**What the task asks**: Only the lines from the start of the data below through the line that contains "const vacuumHighField = [10.0, 10.78, 10.37, 10.0];" are to be copied, exactly and without pictures.
** start Information supplied **
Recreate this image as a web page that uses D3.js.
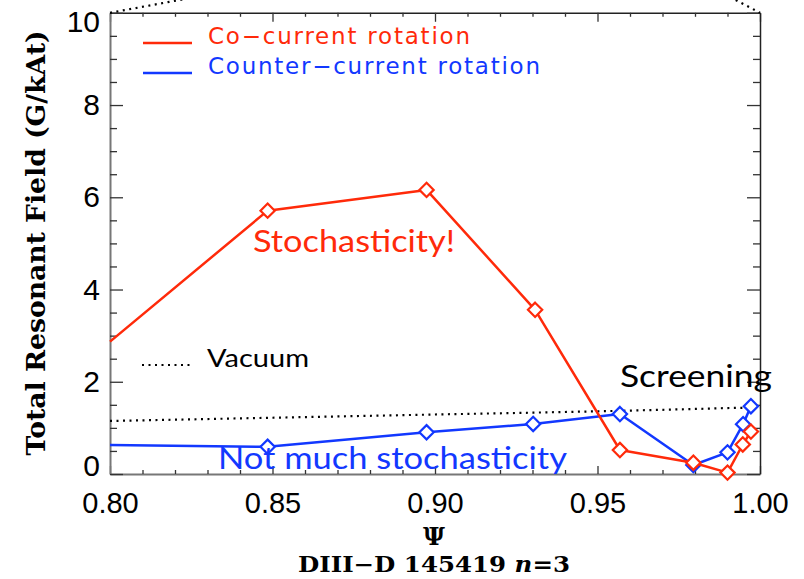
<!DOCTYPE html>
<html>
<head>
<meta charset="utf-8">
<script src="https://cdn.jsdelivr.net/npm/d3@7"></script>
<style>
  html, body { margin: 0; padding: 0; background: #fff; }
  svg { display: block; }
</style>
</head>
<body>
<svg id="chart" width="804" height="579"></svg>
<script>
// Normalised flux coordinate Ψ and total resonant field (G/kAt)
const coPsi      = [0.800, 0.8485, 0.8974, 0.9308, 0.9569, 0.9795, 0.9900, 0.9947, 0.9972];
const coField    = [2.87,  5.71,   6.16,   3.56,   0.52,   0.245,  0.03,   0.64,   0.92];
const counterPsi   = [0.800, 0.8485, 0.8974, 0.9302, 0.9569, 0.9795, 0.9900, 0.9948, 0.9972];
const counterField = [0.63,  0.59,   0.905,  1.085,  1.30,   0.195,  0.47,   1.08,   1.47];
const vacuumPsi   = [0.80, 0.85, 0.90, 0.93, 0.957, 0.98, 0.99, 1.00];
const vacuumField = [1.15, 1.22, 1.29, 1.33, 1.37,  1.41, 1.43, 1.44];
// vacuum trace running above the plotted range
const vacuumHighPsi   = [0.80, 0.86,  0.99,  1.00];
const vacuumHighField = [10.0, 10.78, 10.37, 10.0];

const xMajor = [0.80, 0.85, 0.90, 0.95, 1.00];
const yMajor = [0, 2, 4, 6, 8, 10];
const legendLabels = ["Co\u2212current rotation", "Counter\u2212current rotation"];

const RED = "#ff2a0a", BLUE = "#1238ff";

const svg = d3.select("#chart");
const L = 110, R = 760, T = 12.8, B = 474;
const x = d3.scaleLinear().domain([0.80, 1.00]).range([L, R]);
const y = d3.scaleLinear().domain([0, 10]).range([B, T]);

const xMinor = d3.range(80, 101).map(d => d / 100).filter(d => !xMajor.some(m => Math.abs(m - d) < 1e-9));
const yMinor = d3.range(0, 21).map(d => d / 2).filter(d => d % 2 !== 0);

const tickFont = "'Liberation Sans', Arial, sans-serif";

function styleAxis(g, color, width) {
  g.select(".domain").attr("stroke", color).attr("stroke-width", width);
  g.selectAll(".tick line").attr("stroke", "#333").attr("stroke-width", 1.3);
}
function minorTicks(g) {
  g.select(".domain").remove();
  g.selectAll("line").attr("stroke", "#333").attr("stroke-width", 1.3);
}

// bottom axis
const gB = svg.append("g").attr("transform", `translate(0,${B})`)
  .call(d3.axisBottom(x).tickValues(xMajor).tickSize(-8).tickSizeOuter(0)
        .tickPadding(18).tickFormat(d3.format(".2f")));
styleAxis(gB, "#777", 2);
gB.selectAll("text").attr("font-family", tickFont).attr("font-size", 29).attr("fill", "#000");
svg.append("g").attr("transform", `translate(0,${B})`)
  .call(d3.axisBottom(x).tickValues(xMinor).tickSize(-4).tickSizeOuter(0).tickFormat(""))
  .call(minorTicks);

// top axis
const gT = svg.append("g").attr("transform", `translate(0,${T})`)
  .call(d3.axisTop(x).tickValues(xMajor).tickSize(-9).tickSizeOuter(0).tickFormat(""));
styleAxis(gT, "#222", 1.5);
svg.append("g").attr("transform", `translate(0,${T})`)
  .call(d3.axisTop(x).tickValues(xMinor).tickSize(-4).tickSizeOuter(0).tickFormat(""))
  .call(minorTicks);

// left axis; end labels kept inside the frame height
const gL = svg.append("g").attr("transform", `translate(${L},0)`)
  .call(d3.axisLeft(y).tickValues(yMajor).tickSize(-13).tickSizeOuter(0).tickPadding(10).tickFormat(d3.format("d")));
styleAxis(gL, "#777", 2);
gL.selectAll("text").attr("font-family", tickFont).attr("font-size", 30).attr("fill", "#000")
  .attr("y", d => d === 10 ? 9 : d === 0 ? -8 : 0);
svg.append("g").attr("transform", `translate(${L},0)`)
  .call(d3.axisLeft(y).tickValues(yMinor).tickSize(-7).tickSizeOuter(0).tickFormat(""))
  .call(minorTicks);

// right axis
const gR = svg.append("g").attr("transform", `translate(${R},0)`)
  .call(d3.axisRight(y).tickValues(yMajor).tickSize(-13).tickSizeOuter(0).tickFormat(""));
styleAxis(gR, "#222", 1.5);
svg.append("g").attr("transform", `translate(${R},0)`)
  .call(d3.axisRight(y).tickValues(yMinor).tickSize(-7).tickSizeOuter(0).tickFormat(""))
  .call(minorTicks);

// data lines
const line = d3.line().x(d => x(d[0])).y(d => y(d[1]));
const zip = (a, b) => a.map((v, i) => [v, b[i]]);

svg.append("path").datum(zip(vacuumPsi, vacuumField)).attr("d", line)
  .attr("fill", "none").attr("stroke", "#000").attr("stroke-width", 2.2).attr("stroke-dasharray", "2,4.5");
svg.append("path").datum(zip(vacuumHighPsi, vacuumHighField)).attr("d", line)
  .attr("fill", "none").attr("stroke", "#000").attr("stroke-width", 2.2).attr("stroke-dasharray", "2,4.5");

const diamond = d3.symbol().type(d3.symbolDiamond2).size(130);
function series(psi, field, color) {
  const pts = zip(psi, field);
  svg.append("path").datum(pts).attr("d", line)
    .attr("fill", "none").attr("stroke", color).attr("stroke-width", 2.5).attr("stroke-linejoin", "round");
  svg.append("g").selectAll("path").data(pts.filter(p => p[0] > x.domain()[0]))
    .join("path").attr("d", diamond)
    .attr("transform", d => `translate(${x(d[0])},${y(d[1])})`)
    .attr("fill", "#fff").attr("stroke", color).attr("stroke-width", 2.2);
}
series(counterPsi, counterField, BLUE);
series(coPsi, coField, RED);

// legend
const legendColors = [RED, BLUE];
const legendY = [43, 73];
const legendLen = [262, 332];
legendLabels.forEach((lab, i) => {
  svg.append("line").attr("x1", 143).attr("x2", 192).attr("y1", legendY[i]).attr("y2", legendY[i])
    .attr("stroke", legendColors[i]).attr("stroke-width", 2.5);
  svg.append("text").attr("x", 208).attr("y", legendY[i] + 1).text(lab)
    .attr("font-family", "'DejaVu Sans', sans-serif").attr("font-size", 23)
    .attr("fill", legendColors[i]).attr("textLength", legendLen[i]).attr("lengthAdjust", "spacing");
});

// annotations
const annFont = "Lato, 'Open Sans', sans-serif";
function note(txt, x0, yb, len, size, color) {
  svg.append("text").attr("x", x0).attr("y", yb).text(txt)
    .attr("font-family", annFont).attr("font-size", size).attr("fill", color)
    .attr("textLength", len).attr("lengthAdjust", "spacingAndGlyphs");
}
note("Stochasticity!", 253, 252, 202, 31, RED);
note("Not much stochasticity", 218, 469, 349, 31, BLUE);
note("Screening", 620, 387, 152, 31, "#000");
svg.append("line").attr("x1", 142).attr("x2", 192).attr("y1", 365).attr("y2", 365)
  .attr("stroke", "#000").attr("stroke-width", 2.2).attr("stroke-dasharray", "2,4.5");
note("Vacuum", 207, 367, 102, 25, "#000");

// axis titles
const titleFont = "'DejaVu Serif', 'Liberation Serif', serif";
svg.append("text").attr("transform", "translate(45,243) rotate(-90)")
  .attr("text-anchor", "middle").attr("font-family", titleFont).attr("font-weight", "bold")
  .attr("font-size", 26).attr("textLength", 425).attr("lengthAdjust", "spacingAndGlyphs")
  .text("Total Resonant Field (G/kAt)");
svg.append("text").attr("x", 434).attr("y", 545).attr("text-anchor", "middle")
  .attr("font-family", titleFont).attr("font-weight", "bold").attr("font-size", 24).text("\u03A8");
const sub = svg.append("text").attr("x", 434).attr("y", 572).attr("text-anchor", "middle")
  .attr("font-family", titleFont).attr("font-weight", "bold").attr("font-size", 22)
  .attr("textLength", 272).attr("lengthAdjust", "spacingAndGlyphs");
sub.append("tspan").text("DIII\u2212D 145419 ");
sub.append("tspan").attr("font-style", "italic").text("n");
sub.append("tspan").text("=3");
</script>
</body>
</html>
** end Information supplied **
**Reply to the exercise**:
Recreate this image as a web page that uses D3.js.
<!DOCTYPE html>
<html>
<head>
<meta charset="utf-8">
<script src="https://cdn.jsdelivr.net/npm/d3@7"></script>
<style>
  html, body { margin: 0; padding: 0; background: #fff; }
  svg { display: block; }
</style>
</head>
<body>
<svg id="chart" width="804" height="579"></svg>
<script>
// Normalised flux coordinate Ψ and total resonant field (G/kAt)
const coPsi      = [0.800, 0.8485, 0.8974, 0.9308, 0.9569, 0.9795, 0.9900, 0.9947, 0.9972];
const coField    = [2.87,  5.71,   6.16,   3.56,   0.52,   0.245,  0.03,   0.64,   0.92];
const counterPsi   = [0.800, 0.8485, 0.8974, 0.9302, 0.9569, 0.9795, 0.9900, 0.9948, 0.9972];
const counterField = [0.63,  0.59,   0.905,  1.085,  1.30,   0.195,  0.47,   1.08,   1.47];
const vacuumPsi   = [0.80, 0.85, 0.90, 0.93, 0.957, 0.98, 0.99, 1.00];
const vacuumField = [1.15, 1.22, 1.29, 1.33, 1.37,  1.41, 1.43, 1.44];
// vacuum trace running above the plotted range
const vacuumHighPsi   = [0.80, 0.86,  0.99,  1.00];
const vacuumHighField = [10.0, 10.78, 10.37, 10.0];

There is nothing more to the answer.